I don’t know when I’ve seen a single category of my internet homepage, Arts & Letters Daily, here, as full as now with its collection of articles reflecting on the fall of the Berlin Wall, 20 years ago on Monday. 1989, it announces, was the biggest year in world history since 1945. 

Checkpoint Charlie poster

Twenty years is not so long. Even the relatively young among us will surely remember it. Two of our kids brought home the famous Checkpoint Charlie poster — of the young soldier jumping to freedom — from their student exchange trips to Germany. We drymounted them and the image of freedom’s leap hung in their rooms until they left, a memory, perhaps, of their first short travels away. One of the posters got taken along, the other lies in the childless room, turned store room of sorts, the poster slightly warped but now also a memory of our children’s presence in our house, and the way they decorated their space. 

 I remember the fall of the Wall, of course, but looking back in my journals of Nov. 1989, I don’t find a word written about it. My only excuse is that I was in some excitement and tremor of my own, as my first book had just been released.Still, you’d think I could have mentioned the Wall. It’s the nature of personal journalling, I suppose. I do know we were all rather taken with Mikhail Gorbachev. 

Of a day nearly a year later, Oct. 3, 1990, however, I have notes. I was sitting in the public library, Henderson Branch, overwhelmed by the official re-unification of the two Germanys that day, and jotting lines trying to make sense of why it mattered to me, why I was so happy. 

 I wasn’t alive in 1945 when the Enemy was humbled to just proportions… when corpses formed Babels of perversity… when photographs were made of naked men / hands clutched to cover circumcised shame in the moment just before they died… In books and television and history lessons of all kinds, I had had images and words to educate my shock, determined I would look but never comprehend it …

Remembering the awfulness, the evil of it, how, as quotes from Nazism, A History in Documents and Eyewitness Accounts, 1919-45, Vol. 1, remember it, how Germans called the Fuehrer “Lord,” their “creator and preserver, the protector.” They actually said, “every flower… blooms in gratitude to him…” Quotes about Kristallnacht, and laws about everything that was newly forbidden: Jewish, that is. Surely they were pagans…
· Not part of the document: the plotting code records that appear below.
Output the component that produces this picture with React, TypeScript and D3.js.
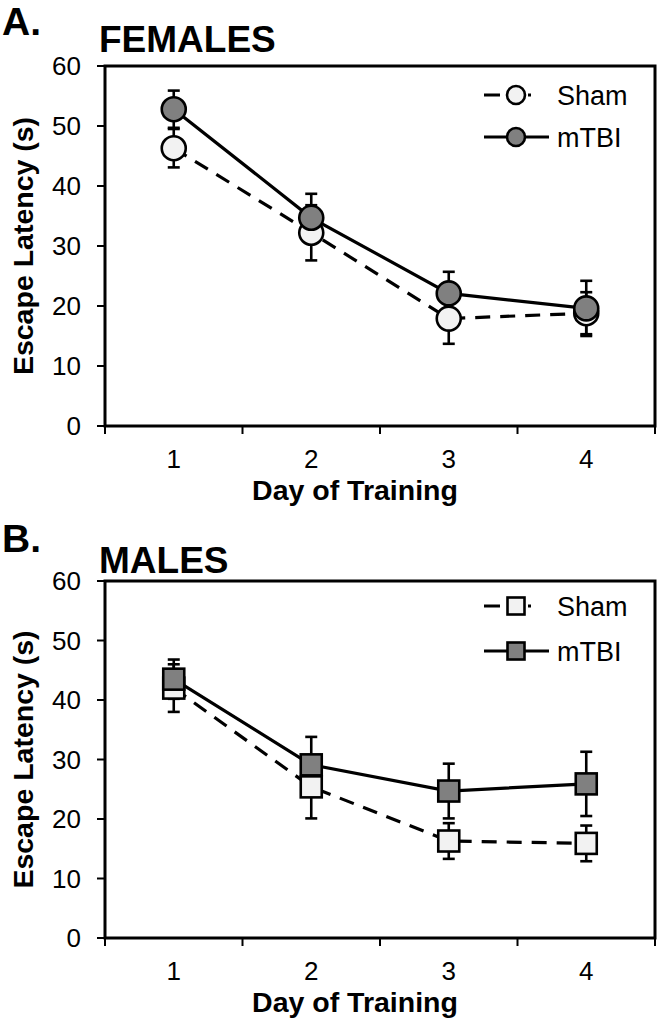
import React from "react";
import * as d3 from "d3";

const days = ["1", "2", "3", "4"];
const yTicks = [0, 10, 20, 30, 40, 50, 60];
const seriesNames = ["Sham", "mTBI"];

const femaleSham = [46.3, 32.2, 17.9, 18.8];
const femaleShamErr = [3.2, 4.6, 4.2, 3.5];
const femaleTbi = [52.8, 34.7, 22.1, 19.6];
const femaleTbiErr = [3.1, 4.0, 3.6, 4.6];

const maleSham = [42.0, 25.4, 16.3, 15.9];
const maleShamErr = [4.0, 5.3, 3.0, 3.0];
const maleTbi = [43.5, 29.1, 24.7, 25.9];
const maleTbiErr = [3.3, 4.7, 4.6, 5.4];

const FONT = "'Liberation Sans', Arial, Helvetica, sans-serif";
const SHAM_FILL = "#f2f2f2";
const TBI_FILL = "#808080";
const DASH = "15 10";

type PanelProps = {
  letter: string;
  title: string;
  top: number;
  bottom: number;
  letterY: number;
  titleY: number;
  shape: "circle" | "square";
  sham: number[];
  shamErr: number[];
  tbi: number[];
  tbiErr: number[];
  legendY: number[];
};

function Marker({ shape, x, y, size, fill }: { shape: string; x: number; y: number; size: number; fill: string }) {
  if (shape === "circle") {
    return <circle cx={x} cy={y} r={size} fill={fill} stroke="#000" strokeWidth={2.6} />;
  }
  return (
    <rect x={x - size} y={y - size} width={size * 2} height={size * 2} fill={fill} stroke="#000" strokeWidth={2.6} />
  );
}

function Panel(p: PanelProps) {
  const left = 105;
  const right = 655;
  const x = d3.scaleBand().domain(days).range([left, right]);
  const cx = (d: string) => (x(d) as number) + x.bandwidth() / 2;
  const y = d3.scaleLinear().domain([0, 60]).range([p.bottom, p.top]);
  const line = d3
    .line<number>()
    .x((_, i) => cx(days[i]))
    .y((v) => y(v));
  const boundaries = [left, ...days.map((d) => (x(d) as number) + x.bandwidth())];
  const mSize = p.shape === "circle" ? 12 : 10.5;
  const lSize = p.shape === "circle" ? 9 : 8.5;
  const cap = 6;

  const errBars = (vals: number[], errs: number[], key: string) =>
    vals.map((v, i) => {
      const xx = cx(days[i]);
      const y1 = y(v + errs[i]);
      const y2 = y(v - errs[i]);
      return (
        <g key={key + i} stroke="#000" strokeWidth={2.6}>
          <line x1={xx} x2={xx} y1={y1} y2={y2} />
          <line x1={xx - cap} x2={xx + cap} y1={y1} y2={y1} />
          <line x1={xx - cap} x2={xx + cap} y1={y2} y2={y2} />
        </g>
      );
    });

  const lx1 = 484;
  const lx2 = 553;
  const lmx = 516;
  const ltx = 557;

  return (
    <g fontFamily={FONT}>
      <text x={2} y={p.letterY} fontSize={39} fontWeight="bold">{p.letter}</text>
      <text x={99} y={p.titleY} fontSize={37} fontWeight="bold">{p.title}</text>

      {/* y ticks and labels */}
      {yTicks.map((t) => (
        <g key={"yt" + t}>
          <line x1={left - 8} x2={left} y1={y(t)} y2={y(t)} stroke="#000" strokeWidth={2} />
          <text x={81} y={y(t)} dy="0.36em" textAnchor="end" fontSize={26}>{t}</text>
        </g>
      ))}
      {/* x ticks */}
      {boundaries.map((b, i) => (
        <line key={"xt" + i} x1={b} x2={b} y1={p.bottom} y2={p.bottom + 8} stroke="#000" strokeWidth={2} />
      ))}
      {days.map((d) => (
        <text key={"xl" + d} x={cx(d)} y={p.bottom + 42} textAnchor="middle" fontSize={26}>{d}</text>
      ))}

      {/* axis titles */}
      <text
        transform={`translate(33,${(p.top + p.bottom) / 2}) rotate(-90)`}
        textAnchor="middle"
        fontSize={28.5}
        fontWeight="bold"
      >
        Escape Latency (s)
      </text>
      <text x={(left + right) / 2 - 25} y={p.bottom + 74} textAnchor="middle" fontSize={28.5} fontWeight="bold">
        Day of Training
      </text>

      {/* data */}
      {errBars(p.sham, p.shamErr, "se")}
      {errBars(p.tbi, p.tbiErr, "te")}
      <path d={line(p.sham) as string} fill="none" stroke="#000" strokeWidth={3.2} strokeDasharray={DASH} />
      <path d={line(p.tbi) as string} fill="none" stroke="#000" strokeWidth={3.2} />
      {p.sham.map((v, i) => (
        <Marker key={"sm" + i} shape={p.shape} x={cx(days[i])} y={y(v)} size={mSize} fill={SHAM_FILL} />
      ))}
      {p.tbi.map((v, i) => (
        <Marker key={"tm" + i} shape={p.shape} x={cx(days[i])} y={y(v)} size={mSize} fill={TBI_FILL} />
      ))}

      {/* legend */}
      <line x1={lx1} x2={lx2} y1={p.legendY[0]} y2={p.legendY[0]} stroke="#000" strokeWidth={3.2} strokeDasharray="16 9 6 13 3 30" />
      <Marker shape={p.shape} x={lmx} y={p.legendY[0]} size={lSize} fill={SHAM_FILL} />
      <text x={ltx} y={p.legendY[0]} dy="0.36em" fontSize={27}>{seriesNames[0]}</text>
      <line x1={lx1} x2={lx2 - 4} y1={p.legendY[1]} y2={p.legendY[1]} stroke="#000" strokeWidth={3.2} />
      <Marker shape={p.shape} x={lmx} y={p.legendY[1]} size={lSize} fill={TBI_FILL} />
      <text x={ltx} y={p.legendY[1]} dy="0.36em" fontSize={27}>{seriesNames[1]}</text>

      {/* frame */}
      <rect x={left} y={p.top} width={right - left} height={p.bottom - p.top} fill="none" stroke="#000" strokeWidth={3} />
    </g>
  );
}

export default function App() {
  return (
    <svg
      width={659}
      height={1020}
      style={{ position: "absolute", left: 0, top: 0, background: "#fff" }}
    >
      <rect width={659} height={1020} fill="#fff" />
      <Panel
        letter="A."
        title="FEMALES"
        top={66}
        bottom={426}
        letterY={35}
        titleY={52}
        shape="circle"
        sham={femaleSham}
        shamErr={femaleShamErr}
        tbi={femaleTbi}
        tbiErr={femaleTbiErr}
        legendY={[95, 137]}
      />
      <Panel
        letter="B."
        title="MALES"
        top={581}
        bottom={938}
        letterY={552}
        titleY={573}
        shape="square"
        sham={maleSham}
        shamErr={maleShamErr}
        tbi={maleTbi}
        tbiErr={maleTbiErr}
        legendY={[606, 651]}
      />
    </svg>
  );
}
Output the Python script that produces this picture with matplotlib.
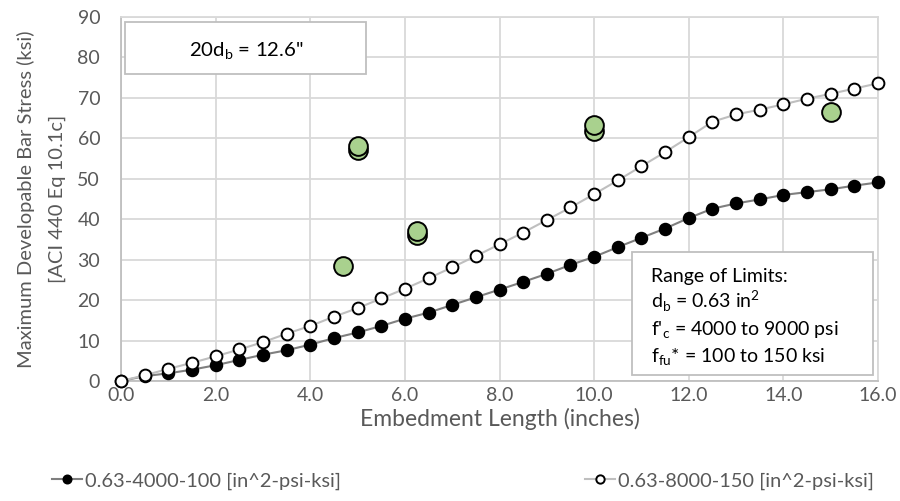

Far from that time and place, I grew up with Gentle Jesus and the children, his kind and undivided face… And in my youth, reading A.M. Klein, echoing his wrath, his double deuteronomies…

Here’s the thing. My very first language was German.  [But I assure you it means nothing.] By school time, though, it was only English that we spoke. My mother had no qualms to sing, “There’s Always Be An England.” I kept a scrapbook of the royal family. I’d grown up thoroughly Canadian, absorbed the British-centric country of my childhood.

Hadn’t I? 

So why, in light of my hatred of, in light of my resistance to this Germany and what they’d done and the division they’d surely deserved, why the tears of happiness, watching  jagged lumpen shapes of West and East, separated twins of history, re-form… the atlases of unredeemed history redundant at midnight…

Was it a kind of forgiveness then? Two now one, when a thousand pieces scattered would not have been too many?

I insist it was an accident, that I heard my first truth in their language… Gott ist die Liebe [God is love], and over and over the crucifixion story, in German, until my mouth was splintered…  gagging on Seven Last Words

    until the Eighth:

   Congratulations!

It still seems complicated. Country and language and what they mean. And also champagne… sparkling everywhere / inside me / over vestiges of walls / across the burial pits of slaughtered Jews.